Brief =
Quote the entries in full, character for character, without their images.

Raw records
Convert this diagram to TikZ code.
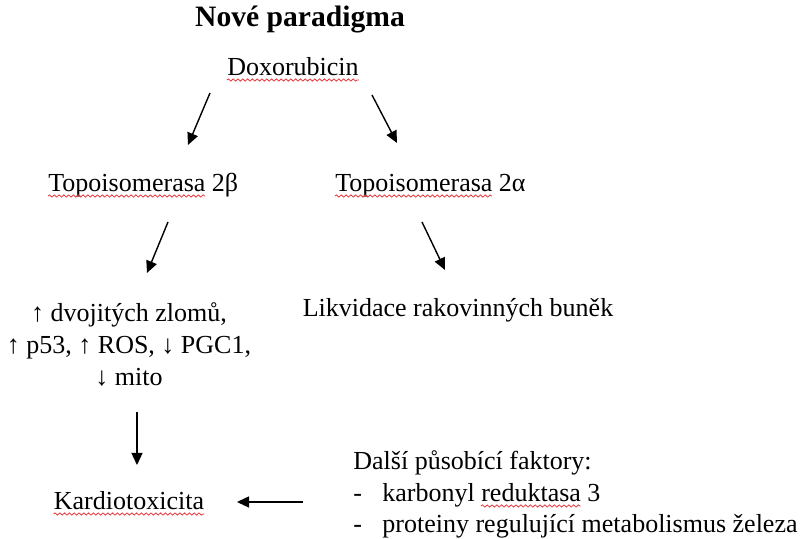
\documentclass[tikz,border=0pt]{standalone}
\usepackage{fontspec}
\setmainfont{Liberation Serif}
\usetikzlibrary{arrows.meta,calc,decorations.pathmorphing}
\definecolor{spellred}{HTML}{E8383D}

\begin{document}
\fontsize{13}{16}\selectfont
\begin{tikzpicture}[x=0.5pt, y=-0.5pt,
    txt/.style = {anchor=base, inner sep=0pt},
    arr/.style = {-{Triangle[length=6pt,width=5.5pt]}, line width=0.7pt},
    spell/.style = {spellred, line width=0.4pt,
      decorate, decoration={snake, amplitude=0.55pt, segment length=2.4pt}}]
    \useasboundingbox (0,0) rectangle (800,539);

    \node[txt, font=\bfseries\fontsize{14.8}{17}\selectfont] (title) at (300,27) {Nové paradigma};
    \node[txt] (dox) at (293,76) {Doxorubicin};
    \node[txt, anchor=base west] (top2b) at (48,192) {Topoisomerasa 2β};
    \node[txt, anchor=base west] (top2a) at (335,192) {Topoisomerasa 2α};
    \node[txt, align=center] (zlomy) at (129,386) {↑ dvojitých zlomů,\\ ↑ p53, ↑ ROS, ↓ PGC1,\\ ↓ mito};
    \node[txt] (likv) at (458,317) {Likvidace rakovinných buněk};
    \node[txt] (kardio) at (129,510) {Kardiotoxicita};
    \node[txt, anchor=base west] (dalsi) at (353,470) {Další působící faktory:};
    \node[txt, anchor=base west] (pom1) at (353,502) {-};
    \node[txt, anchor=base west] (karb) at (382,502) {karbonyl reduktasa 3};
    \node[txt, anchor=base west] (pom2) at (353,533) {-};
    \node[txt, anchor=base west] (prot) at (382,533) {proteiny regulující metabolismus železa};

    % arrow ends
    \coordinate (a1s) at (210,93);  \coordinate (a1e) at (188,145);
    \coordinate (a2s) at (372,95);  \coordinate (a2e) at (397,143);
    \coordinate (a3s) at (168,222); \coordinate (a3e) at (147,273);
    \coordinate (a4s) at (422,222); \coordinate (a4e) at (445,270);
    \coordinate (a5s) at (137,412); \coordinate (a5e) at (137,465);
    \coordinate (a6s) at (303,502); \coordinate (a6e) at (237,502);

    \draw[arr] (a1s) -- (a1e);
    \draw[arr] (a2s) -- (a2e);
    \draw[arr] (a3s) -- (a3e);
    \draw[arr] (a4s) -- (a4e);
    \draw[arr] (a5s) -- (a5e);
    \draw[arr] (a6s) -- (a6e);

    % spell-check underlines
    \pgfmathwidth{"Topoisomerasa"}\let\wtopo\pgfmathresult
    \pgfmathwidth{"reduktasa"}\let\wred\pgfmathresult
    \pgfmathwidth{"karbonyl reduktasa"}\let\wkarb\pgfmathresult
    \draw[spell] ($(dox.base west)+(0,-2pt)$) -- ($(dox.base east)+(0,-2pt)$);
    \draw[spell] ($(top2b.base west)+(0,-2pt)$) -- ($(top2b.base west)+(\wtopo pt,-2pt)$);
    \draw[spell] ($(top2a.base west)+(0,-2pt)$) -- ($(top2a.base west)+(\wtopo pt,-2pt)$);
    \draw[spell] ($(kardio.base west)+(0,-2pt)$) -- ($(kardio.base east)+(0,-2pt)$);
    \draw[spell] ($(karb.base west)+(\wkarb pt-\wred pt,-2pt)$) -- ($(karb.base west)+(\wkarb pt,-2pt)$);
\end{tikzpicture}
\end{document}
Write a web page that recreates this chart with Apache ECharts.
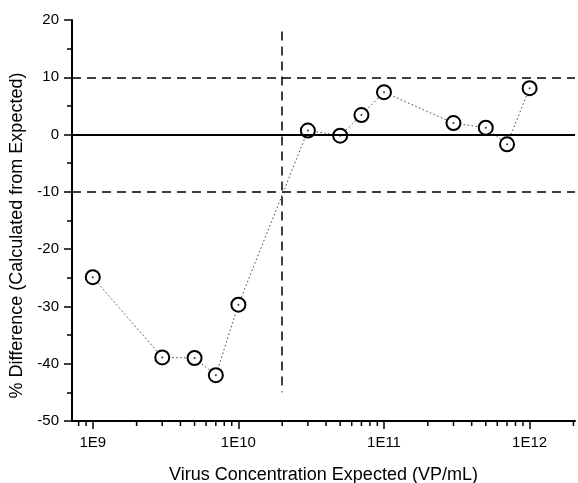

Written reply =
Convert this diagram to TikZ code.
\documentclass[tikz,border=0pt]{standalone}
\usepackage{fontspec}
\setmainfont{Liberation Serif}
\usetikzlibrary{arrows.meta,calc,decorations.pathmorphing}
\definecolor{spellred}{HTML}{E8383D}

\begin{document}
\fontsize{13}{16}\selectfont
\begin{tikzpicture}[x=0.5pt, y=-0.5pt,
    txt/.style = {anchor=base, inner sep=0pt},
    arr/.style = {-{Triangle[length=6pt,width=5.5pt]}, line width=0.7pt},
    spell/.style = {spellred, line width=0.4pt,
      decorate, decoration={snake, amplitude=0.55pt, segment length=2.4pt}}]
    \useasboundingbox (0,0) rectangle (800,539);

    \node[txt, font=\bfseries\fontsize{14.8}{17}\selectfont] (title) at (300,27) {Nové paradigma};
    \node[txt] (dox) at (293,76) {Doxorubicin};
    \node[txt, anchor=base west] (top2b) at (48,192) {Topoisomerasa 2β};
    \node[txt, anchor=base west] (top2a) at (335,192) {Topoisomerasa 2α};
    \node[txt, align=center] (zlomy) at (129,386) {↑ dvojitých zlomů,\\ ↑ p53, ↑ ROS, ↓ PGC1,\\ ↓ mito};
    \node[txt] (likv) at (458,317) {Likvidace rakovinných buněk};
    \node[txt] (kardio) at (129,510) {Kardiotoxicita};
    \node[txt, anchor=base west] (dalsi) at (353,470) {Další působící faktory:};
    \node[txt, anchor=base west] (pom1) at (353,502) {-};
    \node[txt, anchor=base west] (karb) at (382,502) {karbonyl reduktasa 3};
    \node[txt, anchor=base west] (pom2) at (353,533) {-};
    \node[txt, anchor=base west] (prot) at (382,533) {proteiny regulující metabolismus železa};

    % arrow ends
    \coordinate (a1s) at (210,93);  \coordinate (a1e) at (188,145);
    \coordinate (a2s) at (372,95);  \coordinate (a2e) at (397,143);
    \coordinate (a3s) at (168,222); \coordinate (a3e) at (147,273);
    \coordinate (a4s) at (422,222); \coordinate (a4e) at (445,270);
    \coordinate (a5s) at (137,412); \coordinate (a5e) at (137,465);
    \coordinate (a6s) at (303,502); \coordinate (a6e) at (237,502);

    \draw[arr] (a1s) -- (a1e);
    \draw[arr] (a2s) -- (a2e);
    \draw[arr] (a3s) -- (a3e);
    \draw[arr] (a4s) -- (a4e);
    \draw[arr] (a5s) -- (a5e);
    \draw[arr] (a6s) -- (a6e);

    % spell-check underlines
    \pgfmathwidth{"Topoisomerasa"}\let\wtopo\pgfmathresult
    \pgfmathwidth{"reduktasa"}\let\wred\pgfmathresult
    \pgfmathwidth{"karbonyl reduktasa"}\let\wkarb\pgfmathresult
    \draw[spell] ($(dox.base west)+(0,-2pt)$) -- ($(dox.base east)+(0,-2pt)$);
    \draw[spell] ($(top2b.base west)+(0,-2pt)$) -- ($(top2b.base west)+(\wtopo pt,-2pt)$);
    \draw[spell] ($(top2a.base west)+(0,-2pt)$) -- ($(top2a.base west)+(\wtopo pt,-2pt)$);
    \draw[spell] ($(kardio.base west)+(0,-2pt)$) -- ($(kardio.base east)+(0,-2pt)$);
    \draw[spell] ($(karb.base west)+(\wkarb pt-\wred pt,-2pt)$) -- ($(karb.base west)+(\wkarb pt,-2pt)$);
\end{tikzpicture}
\end{document}
Write a web page that recreates this chart with Apache ECharts.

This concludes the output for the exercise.